In a report sent to investors in its CS IRIS Low Volatility Plus Fund, investment manager Credit Suisse has announced that they intend to implement side-pockets for any investments potentially exposed to losses from hurricane Sandy. A side-pocket will allow Credit Suisse to effectively segregate the investments that are at risk from the rest of the fund, ensuring that future changes in value on investments exposed to Sandy only impact investors who had committed to the fund at the time of the event.
Side-pocketing at-risk portions of a reinsurance, insurance-linked securities and catastrophe bond investment fund is a common occurrence when there is uncertainty around the level of losses from an event. By segregating Sandy losses, it means that new investors in CS Iris will not have an exposure to the hurricane. As such it’s a sensible move for a fund manager to make, especially if they want to continue to attract new capital to their fund offerings.
According to the report from Credit Suisse the CS Iris Low Volatility fund is 33.2% exposed to northeast U.S. hurricane risk. Given the significant uncertainty that remains around the final industry loss total for hurricane Sandy, Credit Suisse has decided to side-pocket all of those northeast U.S. hurricane investments exposed to events causing an insured industry loss of up to $35 billion. That corresponds to 4.9% of the net asset value (NAV) of the fund as at the date of the side-pocketing which was the 31st October.
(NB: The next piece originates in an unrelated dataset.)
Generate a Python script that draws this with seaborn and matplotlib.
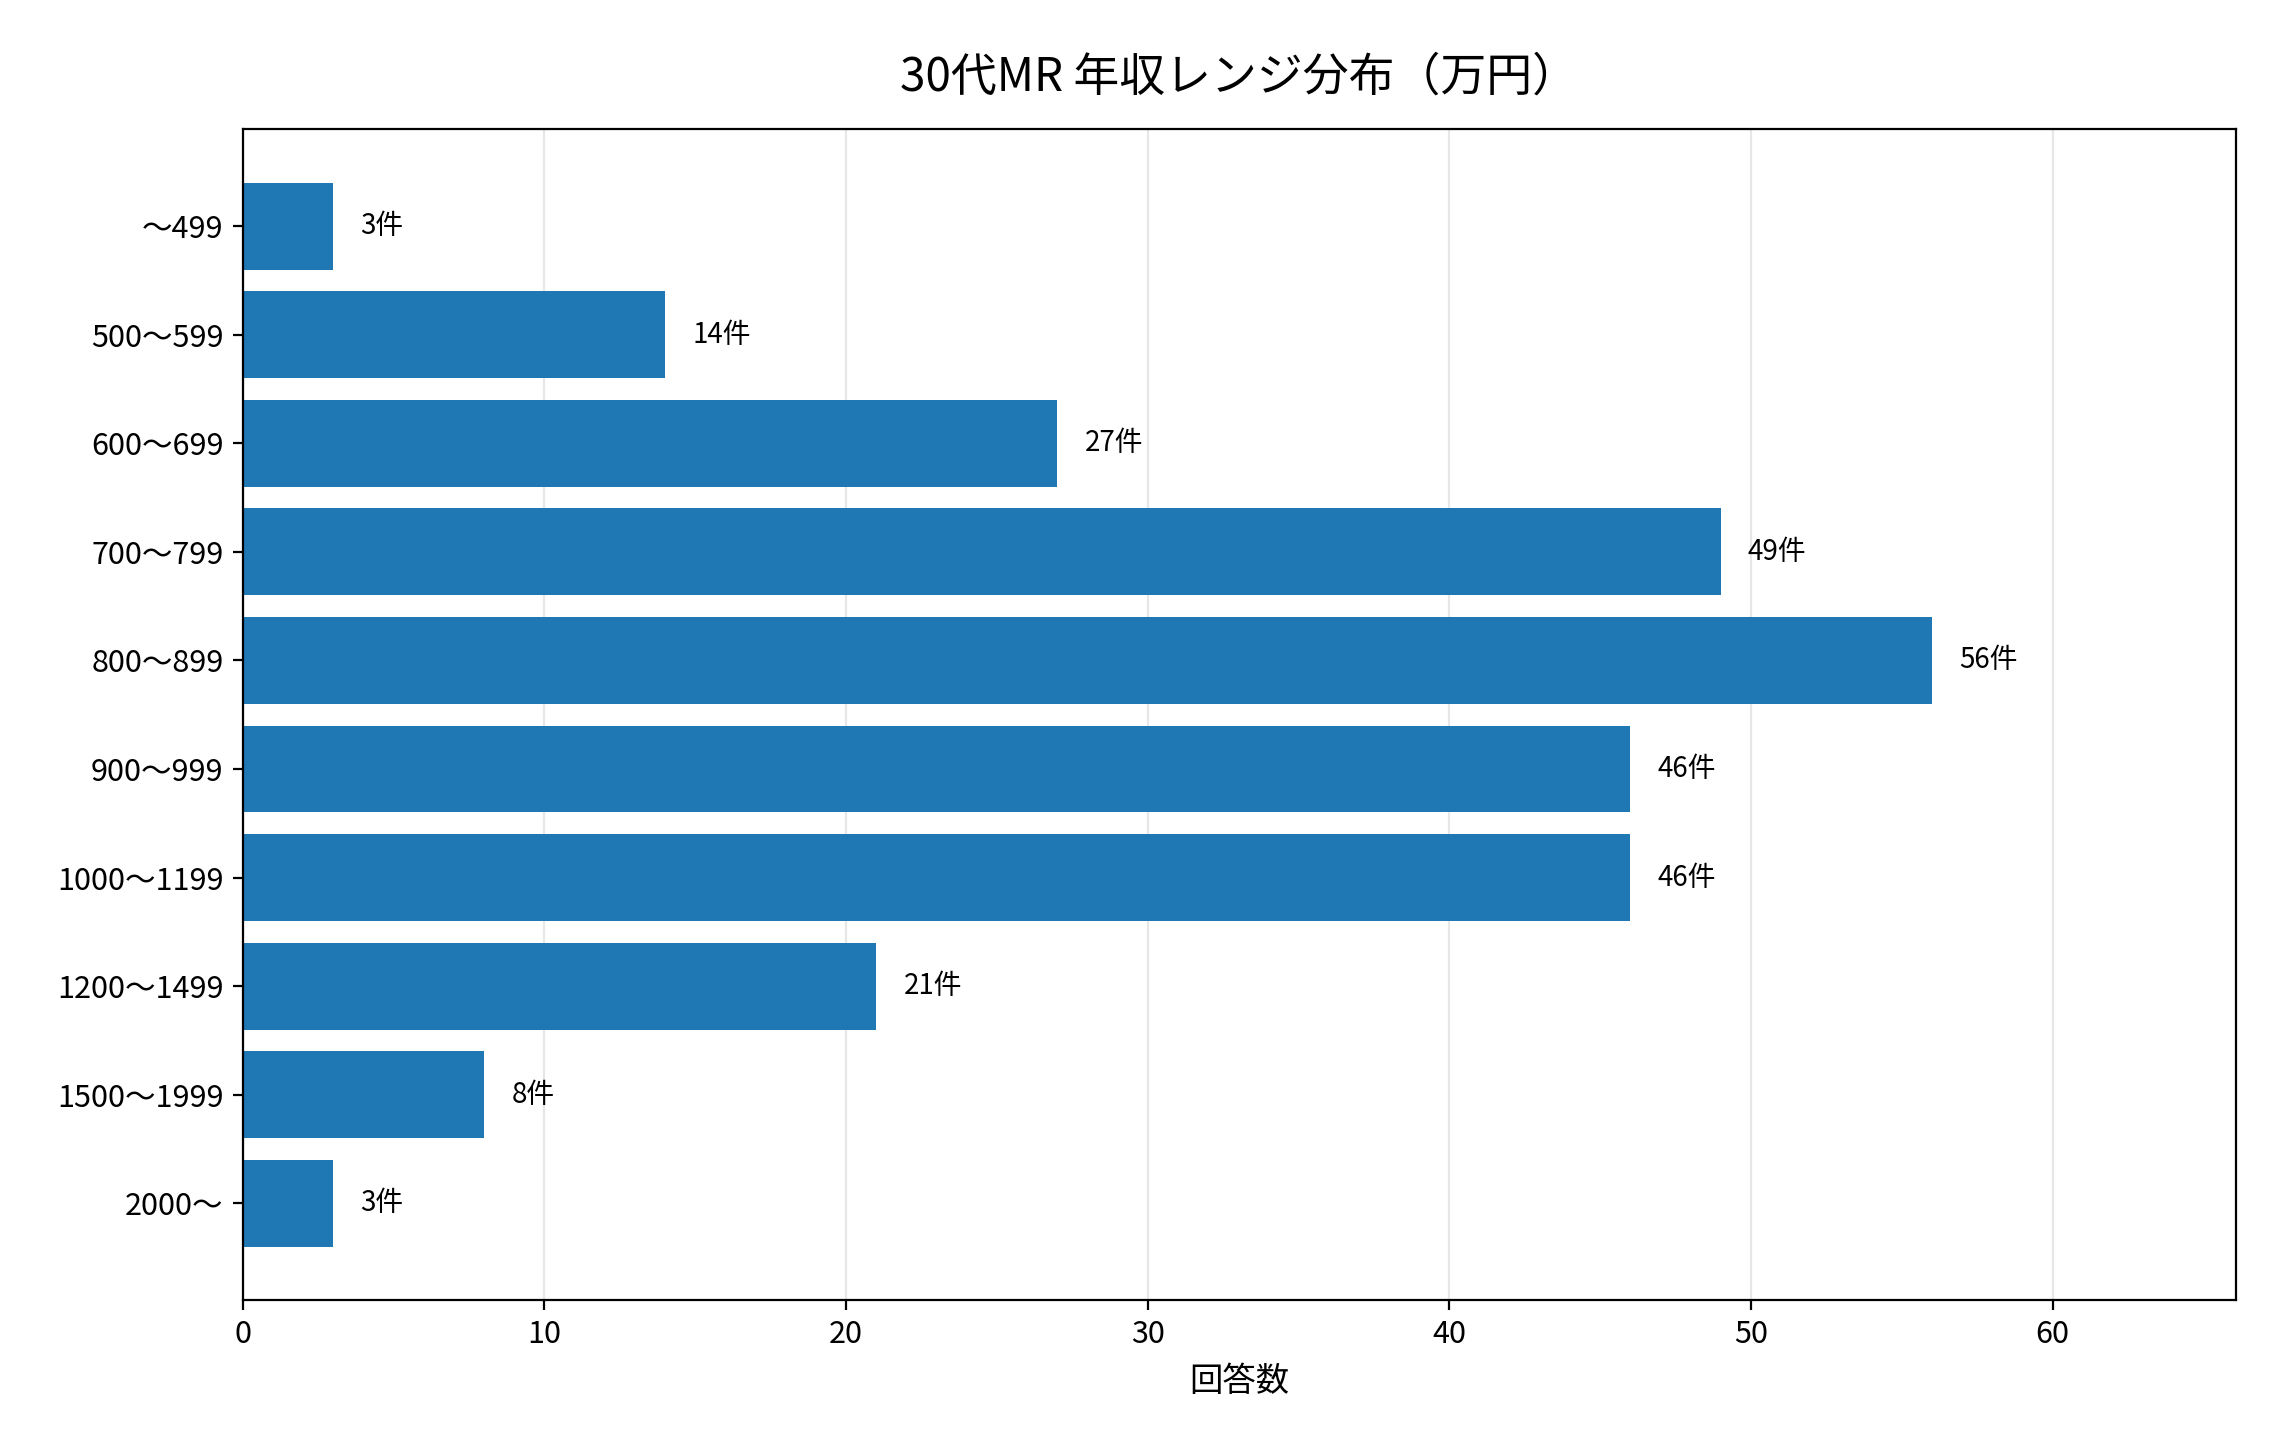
import numpy as np
import pandas as pd
import matplotlib
matplotlib.use("Agg")
import matplotlib.pyplot as plt
import seaborn as sns

plt.rcParams['font.family'] = ['Noto Sans CJK JP', 'DejaVu Sans']

# 年収レンジ（万円）と回答数
ranges = ["〜499", "500〜599", "600〜699", "700〜799", "800〜899",
          "900〜999", "1000〜1199", "1200〜1499", "1500〜1999", "2000〜"]
counts = [3, 14, 27, 49, 56, 46, 46, 21, 8, 3]

df = pd.DataFrame({"range": ranges, "count": counts})

fig, ax = plt.subplots(figsize=(11.455, 7.275), dpi=200)
fig.subplots_adjust(left=0.106, right=0.976, top=0.911, bottom=0.1065)

sns.barplot(data=df, x="count", y="range", orient="h", color="#1f77b4",
            saturation=1, width=0.8, ax=ax)

# 件数ラベル
for i, v in enumerate(counts):
    ax.text(v + 0.9, i, f"{v}件", va="center", ha="left", fontsize=10)

n = len(ranges)
ax.set_ylim(n - 0.6 + 0.49, -0.4 - 0.49)
ax.set_xlim(0, max(counts) * 1.18)
ax.set_xticks(np.arange(0, 70, 10))
ax.grid(axis="x", alpha=0.3)
ax.grid(axis="y", visible=False)
ax.set_axisbelow(True)
ax.tick_params(labelsize=11)

ax.set_title("30代MR 年収レンジ分布（万円）", fontsize=16.5, pad=14)
ax.set_xlabel("回答数", fontsize=12, labelpad=5)
ax.set_ylabel("")

plt.savefig("out.png", dpi=200)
The uncertainty around Sandy’s loss estimates has effectively made a large portion of the CS Iris fund illiquid, said Credit Suisse, meaning that until there is more certainty the guarantees and collateral associated with exposed positions cannot be released. Investors in the fund at the 31st October will be issued with special classes of shares for the Sandy exposed portion of the fund and the assets in the main fund share classes will have their NAV reduced by a corresponding amount. Any investors in the fund after the 1st November will not be affected and will only allocate capital to the non-Sandy exposed portion of the assets.
Credit Suisse has chosen to side-pocket exposures up to an industry loss of $35 billion so as to give a buffer to the exposed assets in case of loss creep. They say they are still working on an estimate of $18.5 billion for industry loss triggers and on $20 billion for indemnity triggers.
Once the uncertainty around the hurricane Sandy industry loss and indemnity loss is cleared up there is a chance that Credit Suisse may merge the side-pocketed investments back into the main fund. This is normal practice and would also allow the main fund to benefit from any additional mark-to-market recovery on those investments value after the uncertainty is cleared.
This announcement is also relevant to the DCG Iris insurance-linked securities fund managed by Dexion Capital which invests substantially all of its assets in the CS Iris Low Volatility fund.
Credit Suisse has other funds in the CS Iris range, including the Iris Balanced and Iris Enhanced funds. Interestingly we’re told by contacts that of the three funds the Enhanced saw the biggest hit in October with a negative performance of -4.51%. We don’t know how much exposure that fund has but assume that a similar report has been published detailing the establishment of side-pockets. For the Balanced fund October saw a negative performance of -0.95% we’re told and we’d expect that fund to also have a side-pocket strategy now. The Low Volatility fund actually reported a positive return in October of 0.34% so it seems safe to suggest that the exposure in the Balanced fund to Sandy is greater and the Enhanced fund much greater.
This is the first fund we’ve heard has put a side-pocket in place to protect its future investors from any impact from hurricane Sandy. It’s the right approach and will give new investors the confidence required to continue allocation capital to the CS Iris fund range.